An Electric Car Goes Mainstream
Six letters sum up the most exciting story of the automotive world for 2018—Model 3. Tesla launched the car last year, but even through a year of “production hell” followed by Dantesque second “delivery hell,” the car has set a high-water mark for electric car sales—and is even making a mark in the overall premium car category. Even more remarkable, it did that without producing one of its promised “affordable” $35,000 models. Average transaction prices for the year were probably in the $50,000 range as the dual motor and long-range models were the bulk of those built.
Tesla won’t be announcing its quarterly and annual fiscal results for a few weeks, but speculation is it will turn in another “profitable” quarter. (I use quotes since Tesla does not present its financial results in the same format as other, established car companies.) All credit for that will go to the Model 3 (along with the valuable ZEV credits their sales generate).
At this point Tesla is 15 years old and produced and sold almost 250,000 cars this past year, so I think it’s safe to say it can be considered an established entity. That’s different than saying it’s a solid company as it still has a ways to go to get its financial house in order. As a point of reference, this year it passed up Volvo, Jaguar Land Rover and Mitsubishi in U.S. sales and has BMW, Mercedes and Mazda in its sights for the coming year.

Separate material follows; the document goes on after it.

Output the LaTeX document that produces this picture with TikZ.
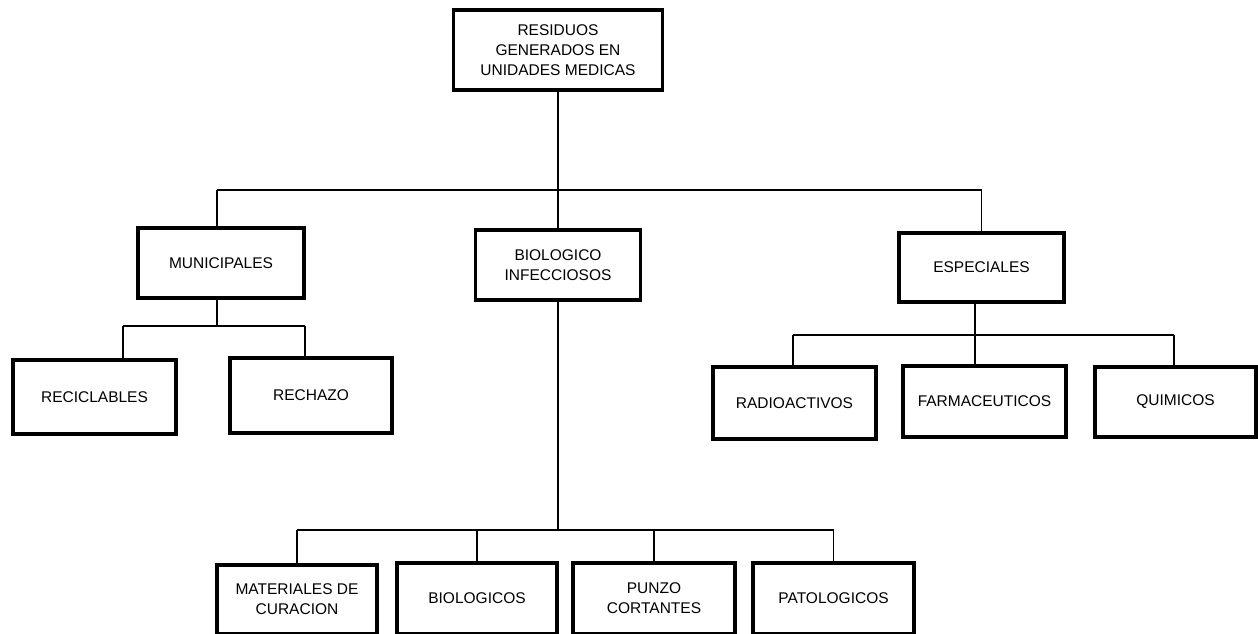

The official numbers for 2018 from Tesla were:
- Model 3 – 61,394
- Model S & X – 25,161
- Model 3 – 63,150
- Model S – 13,500
- Model X – 14,050
Tesla’s plan to keep these numbers going includes production of the long-awaited $35,000 Model 3 and the beginning of European and Chinese deliveries. It also will begin to offer a leasing option for the Model 3. All of the Model 3’s sold thus far have been purchased for cash or financed.
Further 2019 plans include the introduction of the Model Y—the SUV variant of the Model 3—and potential groundbreaking and start of production of the Model 3 in China to avoid some of the tariffs that have knocked down sales in that country.
Tesla also cut the MSRP of all three of its models by $2,000 to partially compensate for the drop in the federal tax credit that kicked in on January 1. Instead of a $7,500 tax credit, all Tesla vehicles purchases now only qualify for a $3,750 credit.
The Future Outlook
The growth Tesla is showing is impressive and, as is the case with most car companies, it is coming on a new model. Having another new model like the Y in the pipeline is a good plan to keep the company trending the right way. However, the company also has to take a look at its now aging S and X lines to see about refreshing them. Buried in the spectacular numbers for the quarter were the combined sales totals for the Models S and X were down in the U.S. compared to last year.
The previous top-seller in the plug-in market was the Nissan Leaf back in 2014, when it sold 30,000 units. Even with a slick new model with a longer range it was lucky to hit half that in 2018. Others can only dream of the kind of sales the Model 3 turned in this year. But, as anyone who’s been in the car business for some time knows, one good year from one great model does not a successful car company make. For a small company like Tesla, the growth itself presents issues beyond the core function of the organization–building and delivering electric cars.
The bottom line is 2019 promises to be another banner year for Tesla, but the company is likely to continue to face challenges turning its successes into something substantial on the balance sheet. In the meantime, the plug-in world has a new champion that many others will be trying to emulate.